+++ Dataset content +++

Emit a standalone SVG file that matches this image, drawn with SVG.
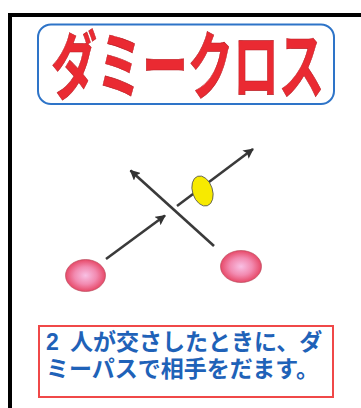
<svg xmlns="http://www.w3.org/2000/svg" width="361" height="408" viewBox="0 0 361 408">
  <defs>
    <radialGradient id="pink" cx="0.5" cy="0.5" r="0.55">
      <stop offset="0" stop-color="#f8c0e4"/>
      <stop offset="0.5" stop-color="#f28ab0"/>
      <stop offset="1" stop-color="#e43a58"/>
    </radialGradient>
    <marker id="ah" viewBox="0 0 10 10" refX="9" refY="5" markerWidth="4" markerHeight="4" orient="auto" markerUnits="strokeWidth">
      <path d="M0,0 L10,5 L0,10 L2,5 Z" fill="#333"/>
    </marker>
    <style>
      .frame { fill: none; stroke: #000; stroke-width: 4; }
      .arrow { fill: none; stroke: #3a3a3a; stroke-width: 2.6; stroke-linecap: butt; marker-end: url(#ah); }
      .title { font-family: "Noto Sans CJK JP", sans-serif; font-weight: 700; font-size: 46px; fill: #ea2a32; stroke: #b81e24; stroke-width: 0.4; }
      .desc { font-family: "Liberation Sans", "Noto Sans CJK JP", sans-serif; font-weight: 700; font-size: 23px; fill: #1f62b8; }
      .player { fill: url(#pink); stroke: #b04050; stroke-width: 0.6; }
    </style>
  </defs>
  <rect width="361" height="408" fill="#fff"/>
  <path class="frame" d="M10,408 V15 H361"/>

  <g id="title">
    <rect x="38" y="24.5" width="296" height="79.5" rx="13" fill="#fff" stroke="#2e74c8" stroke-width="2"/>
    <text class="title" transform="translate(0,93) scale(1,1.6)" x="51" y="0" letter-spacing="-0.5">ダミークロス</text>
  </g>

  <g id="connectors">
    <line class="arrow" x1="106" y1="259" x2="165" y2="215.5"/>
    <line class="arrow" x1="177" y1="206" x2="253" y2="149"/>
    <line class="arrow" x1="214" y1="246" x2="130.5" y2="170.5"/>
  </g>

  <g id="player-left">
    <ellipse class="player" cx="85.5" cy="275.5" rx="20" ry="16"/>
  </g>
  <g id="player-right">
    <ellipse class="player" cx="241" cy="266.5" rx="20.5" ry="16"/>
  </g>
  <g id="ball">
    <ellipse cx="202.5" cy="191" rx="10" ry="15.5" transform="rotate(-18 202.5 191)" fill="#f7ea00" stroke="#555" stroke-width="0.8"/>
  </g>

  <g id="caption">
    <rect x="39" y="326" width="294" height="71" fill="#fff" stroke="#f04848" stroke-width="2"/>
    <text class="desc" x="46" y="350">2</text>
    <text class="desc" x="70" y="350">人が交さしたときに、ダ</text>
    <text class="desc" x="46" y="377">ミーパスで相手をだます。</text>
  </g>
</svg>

+++

--- Task directions ---
The data above needs to be retyped exactly, with the images left out.

--- Response to this task ---
Emit a standalone SVG file that matches this image, drawn with SVG.
<svg xmlns="http://www.w3.org/2000/svg" width="361" height="408" viewBox="0 0 361 408">
  <defs>
    <radialGradient id="pink" cx="0.5" cy="0.5" r="0.55">
      <stop offset="0" stop-color="#f8c0e4"/>
      <stop offset="0.5" stop-color="#f28ab0"/>
      <stop offset="1" stop-color="#e43a58"/>
    </radialGradient>
    <marker id="ah" viewBox="0 0 10 10" refX="9" refY="5" markerWidth="4" markerHeight="4" orient="auto" markerUnits="strokeWidth">
      <path d="M0,0 L10,5 L0,10 L2,5 Z" fill="#333"/>
    </marker>
    <style>
      .frame { fill: none; stroke: #000; stroke-width: 4; }
      .arrow { fill: none; stroke: #3a3a3a; stroke-width: 2.6; stroke-linecap: butt; marker-end: url(#ah); }
      .title { font-family: "Noto Sans CJK JP", sans-serif; font-weight: 700; font-size: 46px; fill: #ea2a32; stroke: #b81e24; stroke-width: 0.4; }
      .desc { font-family: "Liberation Sans", "Noto Sans CJK JP", sans-serif; font-weight: 700; font-size: 23px; fill: #1f62b8; }
      .player { fill: url(#pink); stroke: #b04050; stroke-width: 0.6; }
    </style>
  </defs>
  <rect width="361" height="408" fill="#fff"/>
  <path class="frame" d="M10,408 V15 H361"/>

  <g id="title">
    <rect x="38" y="24.5" width="296" height="79.5" rx="13" fill="#fff" stroke="#2e74c8" stroke-width="2"/>
    <text class="title" transform="translate(0,93) scale(1,1.6)" x="51" y="0" letter-spacing="-0.5">ダミークロス</text>
  </g>

  <g id="connectors">
    <line class="arrow" x1="106" y1="259" x2="165" y2="215.5"/>
    <line class="arrow" x1="177" y1="206" x2="253" y2="149"/>
    <line class="arrow" x1="214" y1="246" x2="130.5" y2="170.5"/>
  </g>

  <g id="player-left">
    <ellipse class="player" cx="85.5" cy="275.5" rx="20" ry="16"/>
  </g>
  <g id="player-right">
    <ellipse class="player" cx="241" cy="266.5" rx="20.5" ry="16"/>
  </g>
  <g id="ball">
    <ellipse cx="202.5" cy="191" rx="10" ry="15.5" transform="rotate(-18 202.5 191)" fill="#f7ea00" stroke="#555" stroke-width="0.8"/>
  </g>

  <g id="caption">
    <rect x="39" y="326" width="294" height="71" fill="#fff" stroke="#f04848" stroke-width="2"/>
    <text class="desc" x="46" y="350">2</text>
    <text class="desc" x="70" y="350">人が交さしたときに、ダ</text>
    <text class="desc" x="46" y="377">ミーパスで相手をだます。</text>
  </g>
</svg>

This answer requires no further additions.